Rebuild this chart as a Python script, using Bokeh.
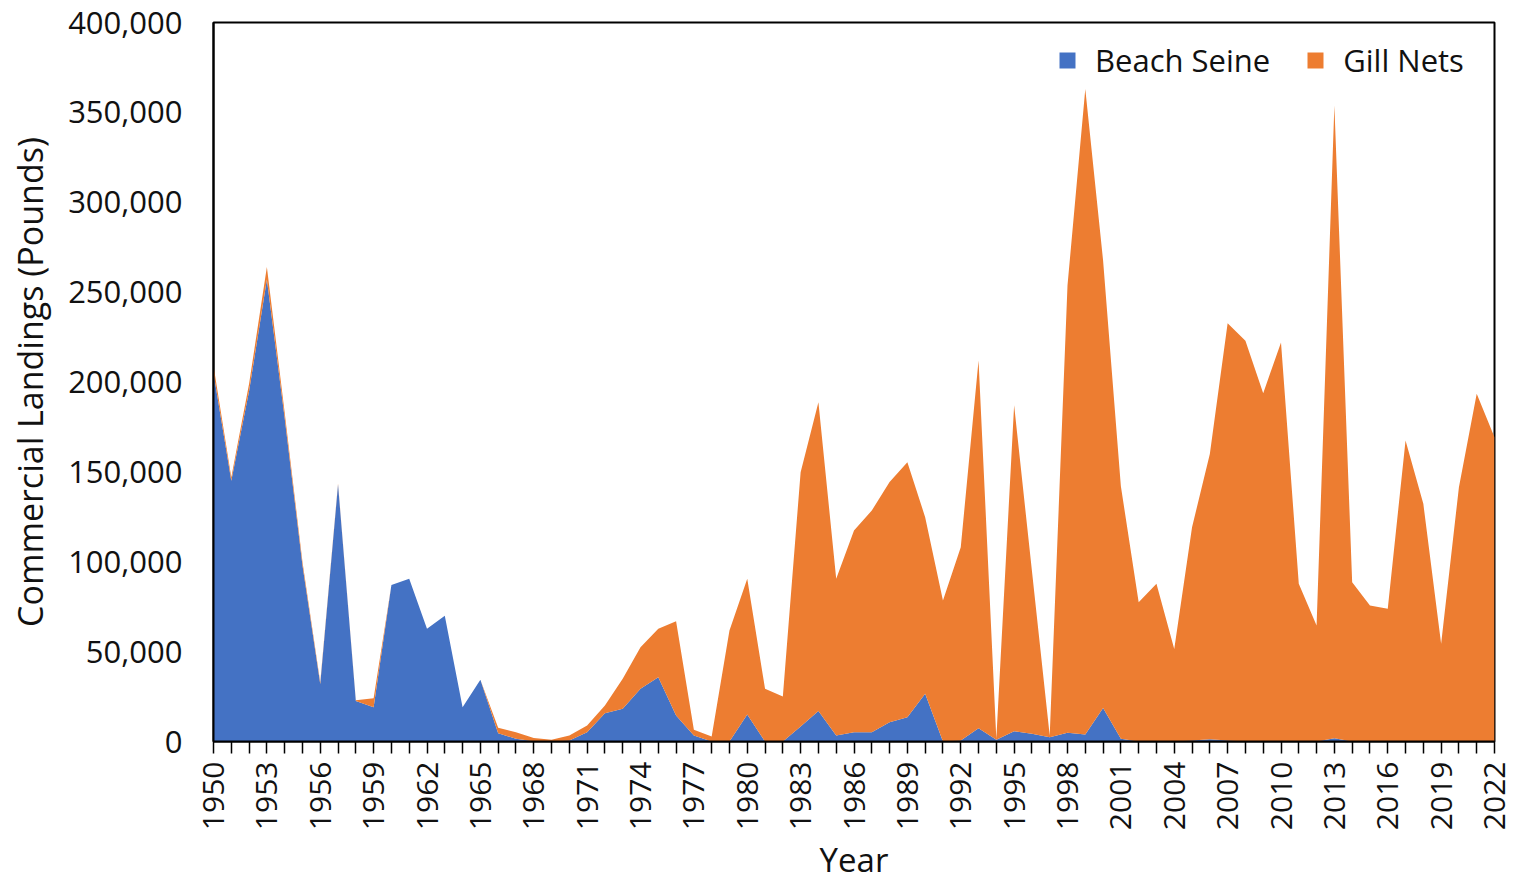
from bokeh.plotting import figure
from bokeh.models import ColumnDataSource, FixedTicker, NumeralTickFormatter, Range1d, Legend, LegendItem
from bokeh.embed import file_html
from bokeh.resources import INLINE
import math

years = list(range(1950, 2023))

beach_seine = [
    205000, 145000, 195000, 257000, 180000, 98000, 32000, 143000, 22500, 19000,
    87000, 90500, 62700, 70000, 19000, 34300, 4600, 1500, 200, 0,
    500, 5200, 15700, 18200, 29300, 35800, 14500, 3300, 0, 0,
    15000, 0, 0, 8300, 16900, 3300, 5200, 5200, 10700, 13500,
    26500, 0, 500, 7400, 1000, 5700, 4300, 2300, 4800, 3900,
    18700, 1500, 0, 0, 0, 600, 1200, 500, 0, 0,
    0, 0, 0, 1800, 0, 0, 0, 0, 0, 0,
    0, 0, 0,
]

gill_nets = [
    4000, 2000, 4000, 7000, 3000, 2000, 1000, 500, 500, 5000,
    0, 0, 0, 0, 0, 0, 3000, 3700, 1800, 1000,
    2800, 3700, 4300, 16700, 23200, 26900, 52400, 3200, 2800, 61700,
    75500, 29300, 25000, 141500, 171900, 87200, 112200, 123300, 133600, 141900,
    98300, 78400, 107500, 204600, 500, 181300, 90700, 1000, 248900, 359100,
    248900, 140500, 77500, 87700, 51500, 118600, 158800, 232200, 223000, 193800,
    222000, 87700, 64500, 352000, 88600, 75700, 73800, 167500, 132200, 54400,
    141500, 193400, 169300,
]

series_names = ["Beach Seine", "Gill Nets"]
series_colors = ["#4472C4", "#ED7D31"]
x_tick_labels = {y: (str(y) if (y - 1950) % 3 == 0 else "") for y in years}

FONT = "Open Sans"
TEXT = "#111111"

source = ColumnDataSource(dict(year=years, beach=beach_seine, gill=gill_nets))

p = figure(
    frame_width=1281, frame_height=719,
    min_border_left=213, min_border_top=22, min_border_right=20, min_border_bottom=120,
    x_range=Range1d(1950, 2022), y_range=Range1d(0, 400000),
    output_backend="svg", toolbar_location=None,
)

renderers = p.varea_stack(["beach", "gill"], x="year", source=source, color=series_colors)

p.xgrid.visible = False
p.ygrid.visible = False
p.outline_line_color = "black"
p.outline_line_width = 2
p.background_fill_color = "white"
p.border_fill_color = "white"

# x axis
xa = p.xaxis[0]
xa.ticker = FixedTicker(ticks=years)
xa.major_label_overrides = x_tick_labels
xa.major_label_orientation = math.pi / 2
xa.major_tick_out = 12
xa.major_tick_in = 0
xa.major_tick_line_width = 1.5
xa.major_tick_line_color = "black"
xa.minor_tick_line_color = None
xa.axis_line_color = "black"
xa.axis_line_width = 2
xa.major_label_text_font = FONT
xa.major_label_text_font_size = "30px"
xa.major_label_text_color = TEXT
xa.major_label_standoff = 8
xa.axis_label = "Year"
xa.axis_label_text_font = FONT
xa.axis_label_text_font_size = "33px"
xa.axis_label_text_font_style = "normal"
xa.axis_label_text_color = TEXT
xa.axis_label_standoff = 4

# y axis
ya = p.yaxis[0]
ya.ticker = FixedTicker(ticks=[0, 50000, 100000, 150000, 200000, 250000, 300000, 350000, 400000])
ya.formatter = NumeralTickFormatter(format="0,0")
ya.major_tick_out = 0
ya.major_tick_in = 0
ya.minor_tick_line_color = None
ya.axis_line_color = "black"
ya.axis_line_width = 2
ya.major_label_text_font = FONT
ya.major_label_text_font_size = "31px"
ya.major_label_text_color = TEXT
ya.major_label_standoff = 31
ya.axis_label = "Commercial Landings (Pounds)"
ya.axis_label_text_font = FONT
ya.axis_label_text_font_size = "34px"
ya.axis_label_text_font_style = "normal"
ya.axis_label_text_color = TEXT
ya.axis_label_standoff = 12

legend = Legend(
    items=[LegendItem(label=n, renderers=[r]) for n, r in zip(series_names, renderers)],
    location=(844, 660),
    orientation="horizontal",
    label_text_font=FONT,
    label_text_font_size="31px",
    label_text_color=TEXT,
    glyph_width=20, glyph_height=20,
    label_standoff=18,
    spacing=35,
    margin=0, padding=0,
    border_line_color=None,
    background_fill_alpha=0,
)
p.add_layout(legend)

open("out.html", "w").write(file_html(p, INLINE))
--------------------------------------------------
Aim >> Reproduce the material in full, word for word, and omit the pictures.

Solution for this problem >>
Rebuild this chart as a Python script, using Bokeh.
from bokeh.plotting import figure
from bokeh.models import ColumnDataSource, FixedTicker, NumeralTickFormatter, Range1d, Legend, LegendItem
from bokeh.embed import file_html
from bokeh.resources import INLINE
import math

years = list(range(1950, 2023))

beach_seine = [
    205000, 145000, 195000, 257000, 180000, 98000, 32000, 143000, 22500, 19000,
    87000, 90500, 62700, 70000, 19000, 34300, 4600, 1500, 200, 0,
    500, 5200, 15700, 18200, 29300, 35800, 14500, 3300, 0, 0,
    15000, 0, 0, 8300, 16900, 3300, 5200, 5200, 10700, 13500,
    26500, 0, 500, 7400, 1000, 5700, 4300, 2300, 4800, 3900,
    18700, 1500, 0, 0, 0, 600, 1200, 500, 0, 0,
    0, 0, 0, 1800, 0, 0, 0, 0, 0, 0,
    0, 0, 0,
]

gill_nets = [
    4000, 2000, 4000, 7000, 3000, 2000, 1000, 500, 500, 5000,
    0, 0, 0, 0, 0, 0, 3000, 3700, 1800, 1000,
    2800, 3700, 4300, 16700, 23200, 26900, 52400, 3200, 2800, 61700,
    75500, 29300, 25000, 141500, 171900, 87200, 112200, 123300, 133600, 141900,
    98300, 78400, 107500, 204600, 500, 181300, 90700, 1000, 248900, 359100,
    248900, 140500, 77500, 87700, 51500, 118600, 158800, 232200, 223000, 193800,
    222000, 87700, 64500, 352000, 88600, 75700, 73800, 167500, 132200, 54400,
    141500, 193400, 169300,
]

series_names = ["Beach Seine", "Gill Nets"]
series_colors = ["#4472C4", "#ED7D31"]
x_tick_labels = {y: (str(y) if (y - 1950) % 3 == 0 else "") for y in years}

FONT = "Open Sans"
TEXT = "#111111"

source = ColumnDataSource(dict(year=years, beach=beach_seine, gill=gill_nets))

p = figure(
    frame_width=1281, frame_height=719,
    min_border_left=213, min_border_top=22, min_border_right=20, min_border_bottom=120,
    x_range=Range1d(1950, 2022), y_range=Range1d(0, 400000),
    output_backend="svg", toolbar_location=None,
)

renderers = p.varea_stack(["beach", "gill"], x="year", source=source, color=series_colors)

p.xgrid.visible = False
p.ygrid.visible = False
p.outline_line_color = "black"
p.outline_line_width = 2
p.background_fill_color = "white"
p.border_fill_color = "white"

# x axis
xa = p.xaxis[0]
xa.ticker = FixedTicker(ticks=years)
xa.major_label_overrides = x_tick_labels
xa.major_label_orientation = math.pi / 2
xa.major_tick_out = 12
xa.major_tick_in = 0
xa.major_tick_line_width = 1.5
xa.major_tick_line_color = "black"
xa.minor_tick_line_color = None
xa.axis_line_color = "black"
xa.axis_line_width = 2
xa.major_label_text_font = FONT
xa.major_label_text_font_size = "30px"
xa.major_label_text_color = TEXT
xa.major_label_standoff = 8
xa.axis_label = "Year"
xa.axis_label_text_font = FONT
xa.axis_label_text_font_size = "33px"
xa.axis_label_text_font_style = "normal"
xa.axis_label_text_color = TEXT
xa.axis_label_standoff = 4

# y axis
ya = p.yaxis[0]
ya.ticker = FixedTicker(ticks=[0, 50000, 100000, 150000, 200000, 250000, 300000, 350000, 400000])
ya.formatter = NumeralTickFormatter(format="0,0")
ya.major_tick_out = 0
ya.major_tick_in = 0
ya.minor_tick_line_color = None
ya.axis_line_color = "black"
ya.axis_line_width = 2
ya.major_label_text_font = FONT
ya.major_label_text_font_size = "31px"
ya.major_label_text_color = TEXT
ya.major_label_standoff = 31
ya.axis_label = "Commercial Landings (Pounds)"
ya.axis_label_text_font = FONT
ya.axis_label_text_font_size = "34px"
ya.axis_label_text_font_style = "normal"
ya.axis_label_text_color = TEXT
ya.axis_label_standoff = 12

legend = Legend(
    items=[LegendItem(label=n, renderers=[r]) for n, r in zip(series_names, renderers)],
    location=(844, 660),
    orientation="horizontal",
    label_text_font=FONT,
    label_text_font_size="31px",
    label_text_color=TEXT,
    glyph_width=20, glyph_height=20,
    label_standoff=18,
    spacing=35,
    margin=0, padding=0,
    border_line_color=None,
    background_fill_alpha=0,
)
p.add_layout(legend)

open("out.html", "w").write(file_html(p, INLINE))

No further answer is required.